因此,为了保证所有机关、团体、学校工作效率的提高,必须有一定的劳动纪律,适当考虑采用聘约合同等等办法,或者像苏联一样采取定期全面考查制度等等。
应该有一定的考勤制度,好的奖励,对工作不好的人员屡戒不改的可以处分,一直至开除为止。一个工作不好的人失了业,再补上另一个工作好的失业者,对整个的社会劳动就业问题上讲,没有什么差别的,相反地,教育了所有的人,不能向自己的职业开玩笑,只能努力工作。一个工作不好的人暂时尝尝失业的痛苦,往往比苦口婆心的说服教育要灵验得多。同时,不适宜于甲处工作的,适宜于乙处;这样也可以使人才不致于过分集中以至积压不能更充分发挥作用。
为了保证充分发挥每个人的工作能力来建设我们的国家,定出一定的制度与劳动纪律,不等于不要社会救济与应有的照顾,这恰恰是社会主义重要属性之一。我们对于自然灾害与失去劳动力的人,必须设法救济,对于那些对革命及社会文化科学事业有贡献有成就的人应该照顾。但是工作与救济或照顾应该分开来;同时救济或照顾最好也要有一定的明确的制度。与工作混在一起,必致互相影响。
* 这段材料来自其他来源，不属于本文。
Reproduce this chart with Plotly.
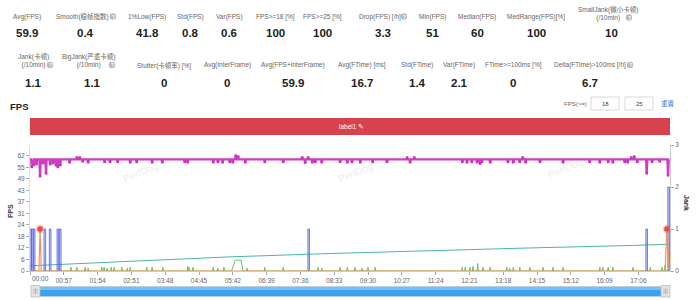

这个问题是较复杂的,牵涉方面很广,对我们社会主义经济文化建设关系很大。因此我建议我们的党、政领导和人大常委妥善考虑这个问题,参考兄弟国家的办法,定出初步的方案来。同时应该在全国范围进行社会主义的劳动思想教育,要使所有的人认识到躺在社会主义身上不劳而获就是剥削思想,是一种可耻的行为。要依靠全国人民的劳动创造才能建设我们美好的社会主义的祖国。
我的意见可能片面或不正确,希望代表们指正。